JAKARTA - Komitmen Indonesia ikut mewujudkan net zero emission pada 2050 mendatang seperti yang disepakati dalam "Paris Meeting" menuntut pemerintah untuk mengalokasikan anggaran dalam jumlah yang cukup besar. Menteri Keuangan (Menkeu), Sri Mulyani Indrawati, mengatakan kebutuhan Indonesia mengatasi perubahan iklim diperkirakan mencapai 3.461 triliun rupiah atau setara dengan 266 miliar dollar AS hingga 2030 mendatang.

Dengan jumlah kebutuhan tersebut, maka mitigasi belanja kementerian/lembaga selama ini baru menutupi 21 persen dari kebutuhan pendanaan untuk bisa mencapai komitmen Paris.

Menkeu mengakui APBN tidak akan mampu membiayai sendiri komitmen perubahan iklim tersebut, sehingga dibutuhkan mobilisasi dana yang berasal dari swasta, baik domestik maupun global.

Kondisi tersebut menuntut pemerintah untuk terus memformulasikan kebijakan-kebijakan yang mampu untuk menarik lebih banyak investasi untuk membangun sektor-sektor utama penentu perubahan iklim, yakni kehutanan, energi dan transportasi, limbah, pertanian, serta industri, agar tetap bisa memenuhi target penurunan karbondioksida.

Reformasi melalui Omnibus Law Cipta Kerja, jelasnya, diharapkan mengubah iklim investasi sehingga berdampak positif bagi Indonesia untuk bisa menarik investasi dan teknologi di bidang pembangunan berkelanjutan.

"Apakah itu proyek hijau maupun berbagai proyek baik untuk mitigasi maupun adaptasi, sehingga langkah-langkah ini akan bisa terus memenuhi komitmen Indonesia secara kredibel," kata Menkeu.

Berbagai instrumen fiskal yang berhubungan dengan proyek ekonomi hijau, papar Menkeu, masih terus diberikan seperti tax holiday, tax allowance, dan fasilitas Pajak Pertambahan Nilai (PPN) yang berhubungan dengan proyek hijau.

Di APBN sudah dialokasikan budget tagging untuk perubahan iklim 4,1 persen tiap tahun sejak 2016 hingga 2020. Beberapa pemerintah daerah sejak 2019 sudah mulai mengalokasikan APBDnya untuk mengatasi perubahan iklim.

Iklim yang Ramah

Pakar Ekonomi dari Universitas Internasional Semen Indonesia (UISI), Surabaya, Leo Herlambang, mengatakan pemerintah tidak bisa sendirian, harus melibatkan swasta.
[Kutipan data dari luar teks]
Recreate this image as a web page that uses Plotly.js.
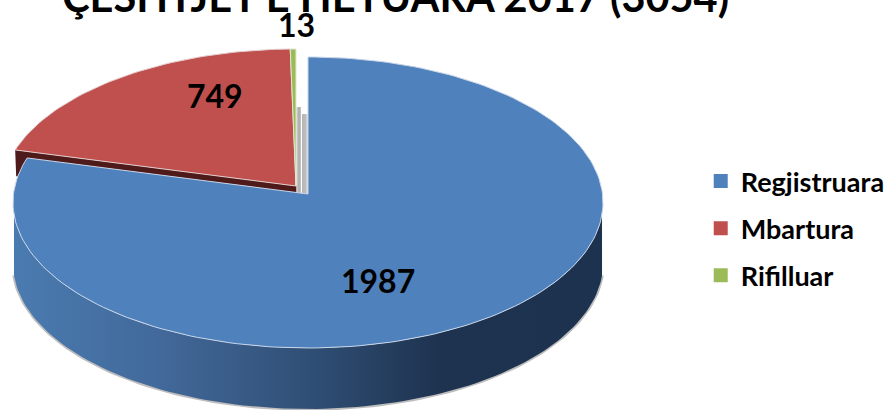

Untuk itu harus serius memformulasikan kebijakan yang menarik investor energi baru terbarukan (EBT).

"Perlu dibuat kebijakan-kebijakan yang bisa menciptakan iklim investasi EBT yang ramah seperti keringanan pajak komponen yang belum bisa diproduksi dalam negeri, atau kemudahan bagi investor yang ingin mendirikan pabrik panel surya, kincir angin dan sejenisnya. Apalagi harga panel surya terus turun, sekarang sudah 25 persen lebih murah dari puncaknya," kata Leo.